Mr Venugopal referred to CEO's educational qualifications - "he has a Ph. D in computer science" - and promised the judges that UIDAI chief Ajay Bhushan Pandey could "answer all questions" on the Aadhaar.
The presentation is likely to be made tomorrow.
Attorney General Venugopal said two screens could be put up in the court that would let the judges as well as the petitioners track the pointers.
"All doubts of the judges and petitioners will be answered by CEO UIDAI," he said.
The five judges have been hearing a batch of petitions that challenge the identification programme, contending that it violates an individual's fundamental right to privacy.

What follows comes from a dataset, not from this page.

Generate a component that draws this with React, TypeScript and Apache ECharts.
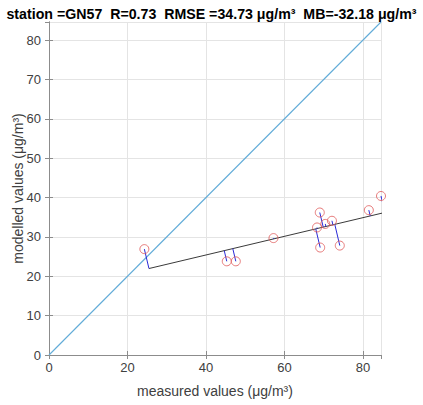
import React, { useEffect, useRef } from "react";
import * as echarts from "echarts";

const measured = [24.3, 45.3, 47.6, 57.2, 69.0, 68.3, 70.4, 72.1, 69.1, 74.1, 81.5, 84.6];
const modelled = [26.9, 23.8, 23.8, 29.7, 36.2, 32.4, 33.3, 34.1, 27.3, 27.8, 36.8, 40.4];
const fitIntercept = 15.93;
const fitSlope = 0.237;
const axisMax = 84.6;
const xTicks = [0, 20, 40, 60, 80];
const yTicks = [0, 10, 20, 30, 40, 50, 60, 70, 80];
const titleText = "station =GN57  R=0.73  RMSE =34.73 \u03bcg/m\u00b3  MB=-32.18 \u03bcg/m\u00b3";
const xName = "measured values (\u03bcg/m\u00b3)";
const yName = "modelled values (\u03bcg/m\u00b3)";

function project(x: number, y: number): [number, number] {
  const t = (x + fitSlope * (y - fitIntercept)) / (1 + fitSlope * fitSlope);
  return [t, fitIntercept + fitSlope * t];
}

export default function App() {
  const ref = useRef<HTMLDivElement>(null);
  useEffect(() => {
    if (!ref.current) return;
    const chart = echarts.init(ref.current, undefined, { renderer: "svg" });
    const font = "Liberation Sans, Arial, sans-serif";
    const proj = measured.map((x, i) => project(x, modelled[i]));
    const projX = proj.map((p) => p[0]);
    const xLo = Math.min(...projX);
    const xHi = Math.max(...projX);
    const fitLine = [
      [xLo, fitIntercept + fitSlope * xLo],
      [xHi, fitIntercept + fitSlope * xHi],
    ];
    const residualSeries = measured.map((x, i) => ({
      type: "line",
      data: [[x, modelled[i]], proj[i]],
      symbol: "none",
      lineStyle: { color: "#2a2ad8", width: 1 },
      silent: true,
      z: 3,
    }));
    const axisLineStyle = { color: "#8c8c8c", width: 1 };
    const gridLine = { show: true, lineStyle: { color: "#e4e4e4", width: 1 } };
    chart.setOption({
      animation: false,
      title: {
        text: titleText,
        left: "center",
        top: 2,
        textStyle: { fontFamily: font, fontSize: 14.2, fontWeight: "bold", color: "#000" },
      },
      grid: { left: 49, right: 42, top: 22, bottom: 50, containLabel: false, outerBoundsMode: "none" },
      xAxis: [
        {
          type: "value",
          min: 0,
          max: axisMax,
          interval: 20,
          name: xName,
          nameLocation: "middle",
          nameGap: 29,
          nameMoveOverlap: false,
          nameTextStyle: { fontFamily: font, fontSize: 14, color: "#404040" },
          axisLine: { show: true, lineStyle: axisLineStyle },
          axisTick: { show: true, inside: true, length: 4, lineStyle: axisLineStyle },
          axisLabel: {
            fontFamily: font,
            fontSize: 13,
            color: "#404040",
            margin: 6,
            showMaxLabel: false,
            formatter: (v: number) => (xTicks.includes(v) ? String(v) : ""),
          },
          splitLine: gridLine,
        },
        {
          type: "value",
          position: "top",
          min: 0,
          max: axisMax,
          interval: 20,
          axisLine: { show: true, lineStyle: axisLineStyle },
          axisTick: { show: true, inside: true, length: 4, lineStyle: axisLineStyle },
          axisLabel: { show: false },
          splitLine: { show: false },
        },
      ],
      yAxis: [
        {
          type: "value",
          min: 0,
          max: axisMax,
          interval: 10,
          name: yName,
          nameLocation: "middle",
          nameGap: 24,
          nameMoveOverlap: false,
          nameTextStyle: { fontFamily: font, fontSize: 14, color: "#404040" },
          axisLine: { show: true, lineStyle: axisLineStyle },
          axisTick: { show: true, inside: true, length: 4, lineStyle: axisLineStyle },
          axisLabel: {
            fontFamily: font,
            fontSize: 13,
            color: "#404040",
            margin: 8,
            showMaxLabel: false,
            formatter: (v: number) => (yTicks.includes(v) ? String(v) : ""),
          },
          splitLine: gridLine,
        },
        {
          type: "value",
          position: "right",
          min: 0,
          max: axisMax,
          interval: 10,
          axisLine: { show: true, lineStyle: axisLineStyle },
          axisTick: { show: true, inside: true, length: 4, lineStyle: axisLineStyle },
          axisLabel: { show: false },
          splitLine: { show: false },
        },
      ],
      series: [
        {
          type: "line",
          data: [
            [0, 0],
            [axisMax, axisMax],
          ],
          symbol: "none",
          lineStyle: { color: "#62acd8", width: 1.1 },
          silent: true,
          z: 2,
        },
        {
          type: "line",
          data: fitLine,
          symbol: "none",
          lineStyle: { color: "#3a3a3a", width: 1 },
          silent: true,
          z: 2,
        },
        ...residualSeries,
        {
          type: "scatter",
          data: measured.map((x, i) => [x, modelled[i]]),
          symbol: "circle",
          symbolSize: 9,
          clip: false,
          itemStyle: { color: "rgba(0,0,0,0)", borderColor: "#e05a5a", borderWidth: 1 },
          silent: true,
          z: 4,
        },
      ],
    });
    return () => chart.dispose();
  }, []);
  return <div ref={ref} style={{ width: 423, height: 405, position: "absolute", left: 0, top: 0, background: "#fff" }} />;
}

The government's top law officer, who told the court that he would focus on legal points and let the UIDAI chief talk about the technology, told the court that the Fundamental Rights enshrined in the Indian Constitution have two aspects.
One deals with rights like Right to Food and Right to Education and the other pertains to Freedom of Conscience and Right to Privacy, Mr Venugopal said.
The question is which aspect will prevail, he said, adding that the fundamental rights like the Right to Life should prevail over Right to Conscience and Privacy.
Aadhaar was launched by the previous UPA in 2009-10 to reduce the government's subsidy bill and remove duplicates from the home ministry-driven national population register that was inspired by BJP patriarch LK Advani's identity card project.
After the BJP-led coalition came to power in 2014, Prime Minister Narendra Modi put the population register on hold and put his weight behind Aadhaar.